This week my husband went to see the doctor. On TV. I’m not kidding: his physical exam was done via television. So yeah, he “saw” the doctor, who happened to be 2,000 miles away; and yesterday his test results arrived in the mail.
It makes me think of that lame cartoon “The Jetsons.” When I was a kid, visual phones were a pipedream; it was a figment of someone’s imagination that you’d stand in one place and the floor would move you to your airline terminal; it was preposterous that you’d push a button, and a minute later a door would open with your dinner. But look at us: we’re there!
If you haven’t seen it, don’t miss the video tour of the International Space Station. Oh, and that one where—via satellite—the astronaut sings and plays guitar with a band on earth. These are amazing times. (I’m trying not to think of the negative ramifications of all this technology; COME, LORD JESUS.)
Next month I’m having oral surgery. The recuperation phase is a few seconds—the time it takes to pop a couple of ibuprofen.

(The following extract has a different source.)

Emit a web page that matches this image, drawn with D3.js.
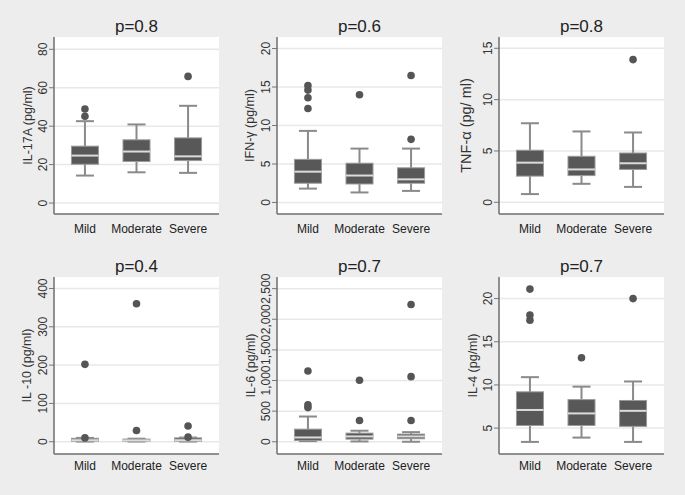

When I was younger, I always said, “Nobody’s ever using a laser on me!” My, how times have changed.
I’m glad things haven’t gone completely nuts. Yesterday, our son-in-law brought his chain saw and pruned a couple of our trees (yeah, I know we were late; it’s not his fault). There was something comforting about shuffling all those branches with gloved hands, hearing the Whirr-r-r-r-rrr! of the saw, and the faint aroma of a mixture of oil and gas. Having so much of our days connected to PC’s, Handhelds, and GPS, it’s nice to know there are a few out there who still like to roll up their sleeves.